WHAT THIS TASK INVOLVES: Exactly reproduce the lines that run from the one containing "Write a Python" through the one containing "from matplotlib.transforms import Affine2D", ends included, with no pictures.

RAW RECORDS:

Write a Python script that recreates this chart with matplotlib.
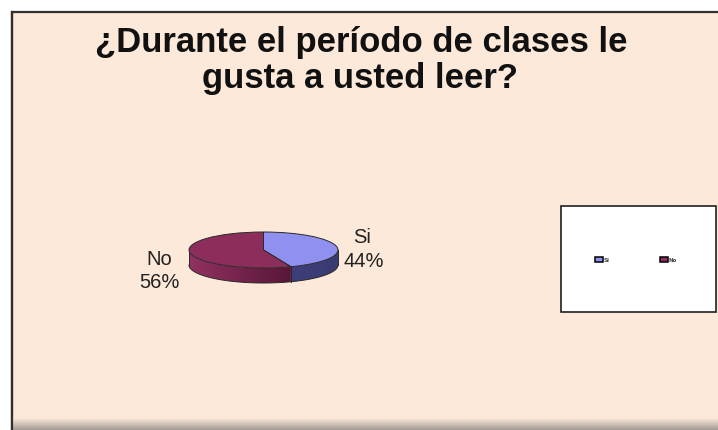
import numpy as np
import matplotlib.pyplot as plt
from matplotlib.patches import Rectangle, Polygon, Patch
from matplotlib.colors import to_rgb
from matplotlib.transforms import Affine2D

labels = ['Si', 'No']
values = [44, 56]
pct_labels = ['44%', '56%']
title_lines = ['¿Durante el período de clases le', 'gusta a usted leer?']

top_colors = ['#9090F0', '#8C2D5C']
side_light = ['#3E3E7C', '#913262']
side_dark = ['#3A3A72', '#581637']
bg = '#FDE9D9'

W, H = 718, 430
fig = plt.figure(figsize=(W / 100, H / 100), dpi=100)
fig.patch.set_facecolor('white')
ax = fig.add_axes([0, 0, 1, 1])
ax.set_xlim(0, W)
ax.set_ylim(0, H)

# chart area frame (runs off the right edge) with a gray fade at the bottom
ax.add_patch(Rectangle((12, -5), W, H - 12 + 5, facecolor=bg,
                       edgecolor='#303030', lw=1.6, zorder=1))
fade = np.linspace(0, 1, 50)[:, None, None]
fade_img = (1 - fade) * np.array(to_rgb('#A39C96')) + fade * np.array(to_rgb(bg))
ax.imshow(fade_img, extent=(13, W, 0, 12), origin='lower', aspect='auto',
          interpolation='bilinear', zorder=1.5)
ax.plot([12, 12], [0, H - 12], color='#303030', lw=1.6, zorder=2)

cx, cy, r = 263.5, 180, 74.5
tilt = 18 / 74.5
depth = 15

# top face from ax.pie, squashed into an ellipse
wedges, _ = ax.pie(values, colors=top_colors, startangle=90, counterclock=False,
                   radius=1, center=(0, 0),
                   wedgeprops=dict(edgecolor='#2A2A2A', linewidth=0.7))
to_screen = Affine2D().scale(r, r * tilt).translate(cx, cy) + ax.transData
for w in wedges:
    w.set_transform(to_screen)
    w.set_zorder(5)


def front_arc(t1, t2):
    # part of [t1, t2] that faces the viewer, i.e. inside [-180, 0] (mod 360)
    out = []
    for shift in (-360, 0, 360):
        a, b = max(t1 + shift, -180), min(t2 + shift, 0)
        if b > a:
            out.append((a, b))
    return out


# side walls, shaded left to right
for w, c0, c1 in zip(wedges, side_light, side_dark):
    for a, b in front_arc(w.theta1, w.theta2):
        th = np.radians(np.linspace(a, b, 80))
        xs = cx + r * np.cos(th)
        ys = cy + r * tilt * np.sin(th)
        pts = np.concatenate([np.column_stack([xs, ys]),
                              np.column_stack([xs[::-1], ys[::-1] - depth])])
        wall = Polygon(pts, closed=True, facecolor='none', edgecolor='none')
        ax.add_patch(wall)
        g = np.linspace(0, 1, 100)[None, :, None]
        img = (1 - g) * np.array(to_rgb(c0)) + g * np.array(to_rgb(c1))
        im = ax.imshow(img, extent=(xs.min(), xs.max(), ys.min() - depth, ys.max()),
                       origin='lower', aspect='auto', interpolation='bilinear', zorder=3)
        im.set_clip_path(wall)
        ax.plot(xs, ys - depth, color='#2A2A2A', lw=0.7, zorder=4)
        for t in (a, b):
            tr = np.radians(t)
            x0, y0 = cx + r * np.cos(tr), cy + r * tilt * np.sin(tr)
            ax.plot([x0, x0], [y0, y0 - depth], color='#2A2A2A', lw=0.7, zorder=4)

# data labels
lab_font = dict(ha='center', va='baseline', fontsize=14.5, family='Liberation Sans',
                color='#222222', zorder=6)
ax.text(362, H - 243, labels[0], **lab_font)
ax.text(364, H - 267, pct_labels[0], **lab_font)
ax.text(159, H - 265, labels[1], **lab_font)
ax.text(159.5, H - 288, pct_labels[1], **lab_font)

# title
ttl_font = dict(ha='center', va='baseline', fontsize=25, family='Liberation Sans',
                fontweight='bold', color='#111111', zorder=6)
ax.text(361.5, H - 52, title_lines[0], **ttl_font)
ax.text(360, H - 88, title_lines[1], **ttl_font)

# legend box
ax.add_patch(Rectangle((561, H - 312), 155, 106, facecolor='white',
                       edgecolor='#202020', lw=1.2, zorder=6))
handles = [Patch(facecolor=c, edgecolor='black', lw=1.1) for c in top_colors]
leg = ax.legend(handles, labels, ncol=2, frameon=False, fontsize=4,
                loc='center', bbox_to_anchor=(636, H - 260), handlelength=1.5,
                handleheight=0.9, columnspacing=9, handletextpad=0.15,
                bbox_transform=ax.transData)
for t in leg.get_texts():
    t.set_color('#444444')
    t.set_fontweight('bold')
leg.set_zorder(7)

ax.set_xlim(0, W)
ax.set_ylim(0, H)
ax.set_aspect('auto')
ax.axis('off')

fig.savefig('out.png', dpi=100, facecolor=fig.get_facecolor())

--

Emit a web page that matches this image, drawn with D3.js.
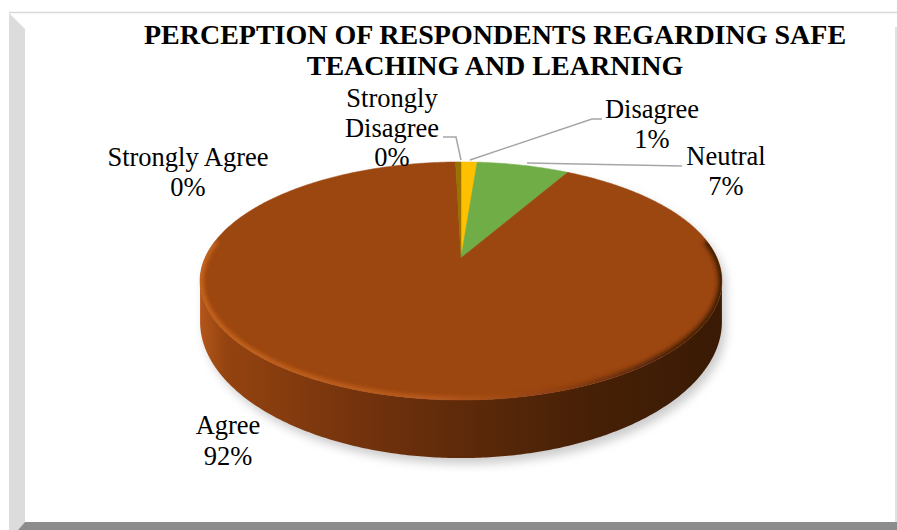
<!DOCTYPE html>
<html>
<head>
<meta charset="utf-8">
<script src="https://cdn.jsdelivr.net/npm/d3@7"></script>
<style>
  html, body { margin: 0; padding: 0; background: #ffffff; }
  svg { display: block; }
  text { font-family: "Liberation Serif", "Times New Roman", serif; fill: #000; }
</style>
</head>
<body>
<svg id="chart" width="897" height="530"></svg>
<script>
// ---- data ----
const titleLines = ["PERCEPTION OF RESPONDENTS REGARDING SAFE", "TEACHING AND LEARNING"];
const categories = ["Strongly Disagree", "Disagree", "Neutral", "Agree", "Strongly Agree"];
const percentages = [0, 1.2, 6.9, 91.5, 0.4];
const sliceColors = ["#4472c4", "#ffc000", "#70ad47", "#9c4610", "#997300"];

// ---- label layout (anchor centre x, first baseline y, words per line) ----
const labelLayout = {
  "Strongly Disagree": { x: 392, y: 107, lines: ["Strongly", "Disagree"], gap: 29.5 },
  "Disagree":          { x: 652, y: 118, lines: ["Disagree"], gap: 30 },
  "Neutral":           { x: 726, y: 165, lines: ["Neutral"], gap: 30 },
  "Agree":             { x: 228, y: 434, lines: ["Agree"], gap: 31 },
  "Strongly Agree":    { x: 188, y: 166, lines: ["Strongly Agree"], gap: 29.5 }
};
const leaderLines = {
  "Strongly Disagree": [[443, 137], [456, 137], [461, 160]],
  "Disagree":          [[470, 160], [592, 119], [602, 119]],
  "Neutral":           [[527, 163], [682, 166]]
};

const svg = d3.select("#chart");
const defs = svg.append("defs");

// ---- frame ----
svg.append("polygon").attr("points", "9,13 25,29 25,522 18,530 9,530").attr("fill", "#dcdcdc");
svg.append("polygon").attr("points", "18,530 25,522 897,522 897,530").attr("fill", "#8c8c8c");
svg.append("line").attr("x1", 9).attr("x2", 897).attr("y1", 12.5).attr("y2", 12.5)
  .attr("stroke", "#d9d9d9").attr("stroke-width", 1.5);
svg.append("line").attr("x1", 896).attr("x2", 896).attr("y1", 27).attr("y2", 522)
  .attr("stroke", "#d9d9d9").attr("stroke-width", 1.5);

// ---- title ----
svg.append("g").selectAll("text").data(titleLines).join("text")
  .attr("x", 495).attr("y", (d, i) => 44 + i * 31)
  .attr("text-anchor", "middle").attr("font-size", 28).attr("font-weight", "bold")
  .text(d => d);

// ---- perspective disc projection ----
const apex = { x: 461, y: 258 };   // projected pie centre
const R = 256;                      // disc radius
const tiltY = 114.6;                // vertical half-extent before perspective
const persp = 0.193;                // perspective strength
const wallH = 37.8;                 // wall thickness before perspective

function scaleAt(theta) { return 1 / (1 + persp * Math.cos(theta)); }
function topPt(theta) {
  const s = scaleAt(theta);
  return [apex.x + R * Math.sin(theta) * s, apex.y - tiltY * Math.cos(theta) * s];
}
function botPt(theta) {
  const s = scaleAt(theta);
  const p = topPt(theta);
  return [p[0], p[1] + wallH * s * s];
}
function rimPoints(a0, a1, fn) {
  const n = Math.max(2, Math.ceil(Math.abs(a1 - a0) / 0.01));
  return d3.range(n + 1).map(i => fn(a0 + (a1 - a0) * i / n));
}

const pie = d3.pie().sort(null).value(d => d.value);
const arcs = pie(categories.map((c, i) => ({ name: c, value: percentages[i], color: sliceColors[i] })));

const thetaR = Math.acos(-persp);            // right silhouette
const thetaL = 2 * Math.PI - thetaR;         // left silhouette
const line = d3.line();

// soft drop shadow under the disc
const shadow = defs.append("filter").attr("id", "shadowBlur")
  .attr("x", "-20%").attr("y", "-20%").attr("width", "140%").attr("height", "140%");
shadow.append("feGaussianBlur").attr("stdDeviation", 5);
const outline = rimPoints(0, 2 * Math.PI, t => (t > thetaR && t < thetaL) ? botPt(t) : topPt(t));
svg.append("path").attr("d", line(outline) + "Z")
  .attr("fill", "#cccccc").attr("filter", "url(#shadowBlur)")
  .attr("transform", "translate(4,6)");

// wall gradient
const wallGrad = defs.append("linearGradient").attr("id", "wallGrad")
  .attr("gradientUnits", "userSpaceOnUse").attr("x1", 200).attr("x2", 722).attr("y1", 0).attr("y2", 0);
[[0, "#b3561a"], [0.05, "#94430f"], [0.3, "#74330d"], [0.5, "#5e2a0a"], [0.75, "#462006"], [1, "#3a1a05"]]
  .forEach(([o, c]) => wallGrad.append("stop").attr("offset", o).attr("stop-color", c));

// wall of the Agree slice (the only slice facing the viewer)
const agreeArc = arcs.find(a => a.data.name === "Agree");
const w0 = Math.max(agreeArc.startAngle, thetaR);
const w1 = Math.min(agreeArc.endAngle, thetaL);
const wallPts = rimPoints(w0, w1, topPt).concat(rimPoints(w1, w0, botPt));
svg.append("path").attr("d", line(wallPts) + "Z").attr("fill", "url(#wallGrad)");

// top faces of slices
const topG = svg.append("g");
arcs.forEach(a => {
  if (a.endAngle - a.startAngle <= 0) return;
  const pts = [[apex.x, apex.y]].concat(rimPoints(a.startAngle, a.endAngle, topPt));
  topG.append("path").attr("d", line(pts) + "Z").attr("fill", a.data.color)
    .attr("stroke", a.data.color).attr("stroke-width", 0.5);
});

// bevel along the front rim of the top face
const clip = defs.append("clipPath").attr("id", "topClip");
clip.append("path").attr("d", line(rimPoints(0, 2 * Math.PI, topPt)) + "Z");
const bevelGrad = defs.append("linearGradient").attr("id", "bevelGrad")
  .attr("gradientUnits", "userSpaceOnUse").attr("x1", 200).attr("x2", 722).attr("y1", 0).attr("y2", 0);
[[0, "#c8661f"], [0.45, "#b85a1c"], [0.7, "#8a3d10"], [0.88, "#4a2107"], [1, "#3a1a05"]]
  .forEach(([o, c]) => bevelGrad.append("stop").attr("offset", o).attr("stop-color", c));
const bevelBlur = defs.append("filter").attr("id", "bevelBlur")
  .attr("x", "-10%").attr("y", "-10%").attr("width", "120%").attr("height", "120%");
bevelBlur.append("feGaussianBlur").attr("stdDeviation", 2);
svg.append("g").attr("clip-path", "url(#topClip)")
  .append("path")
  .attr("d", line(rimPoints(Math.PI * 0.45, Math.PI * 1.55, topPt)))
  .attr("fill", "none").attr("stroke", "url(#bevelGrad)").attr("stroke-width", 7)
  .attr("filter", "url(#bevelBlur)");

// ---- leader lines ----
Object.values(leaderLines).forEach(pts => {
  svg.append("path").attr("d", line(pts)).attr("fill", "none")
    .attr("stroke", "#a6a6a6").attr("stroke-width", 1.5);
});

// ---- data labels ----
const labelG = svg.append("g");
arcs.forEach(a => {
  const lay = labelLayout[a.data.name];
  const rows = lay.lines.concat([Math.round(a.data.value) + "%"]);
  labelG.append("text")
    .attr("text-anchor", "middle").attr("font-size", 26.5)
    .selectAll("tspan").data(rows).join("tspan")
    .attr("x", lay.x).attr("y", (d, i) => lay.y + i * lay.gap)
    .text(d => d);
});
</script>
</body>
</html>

--

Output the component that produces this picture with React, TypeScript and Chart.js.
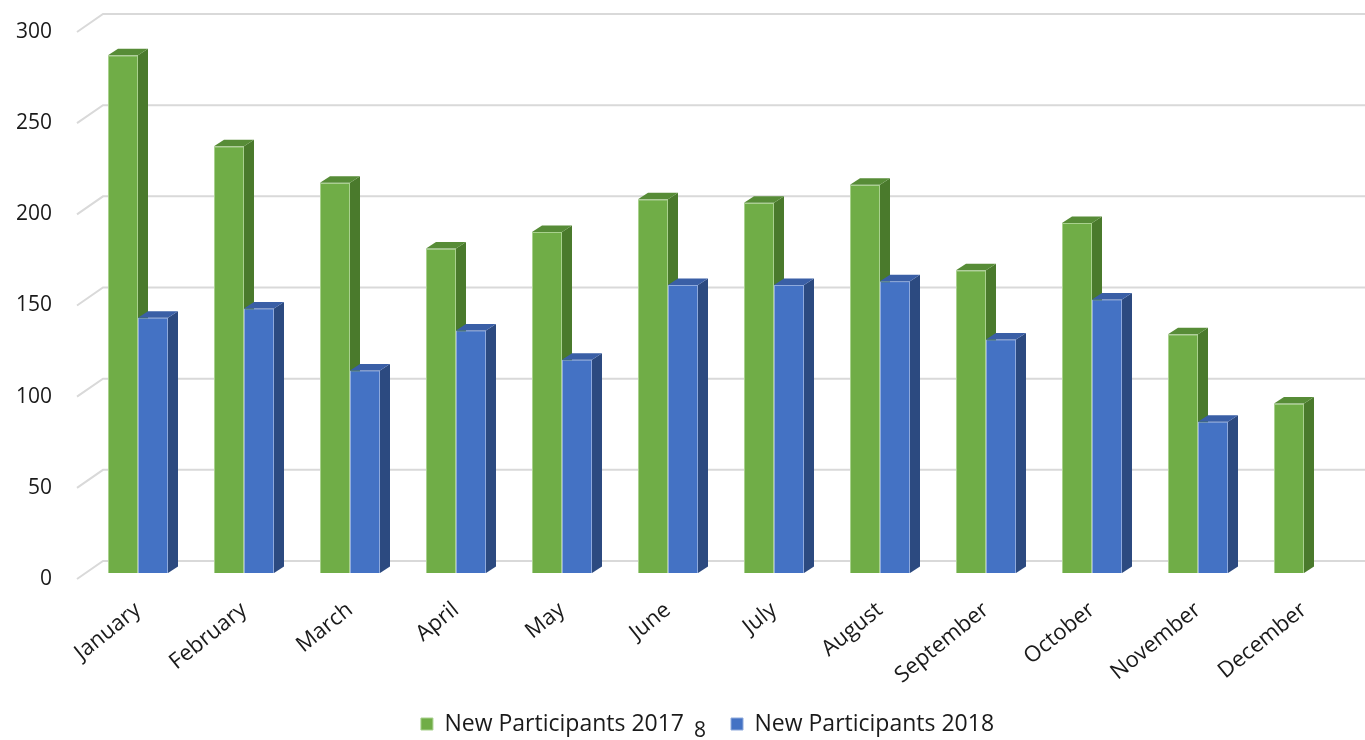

SOLVED EXERCISE:
Write a Python script that recreates this chart with matplotlib.
import numpy as np
import matplotlib.pyplot as plt
from matplotlib.patches import Rectangle, Polygon, Patch
from matplotlib.colors import to_rgb
from matplotlib.transforms import Affine2D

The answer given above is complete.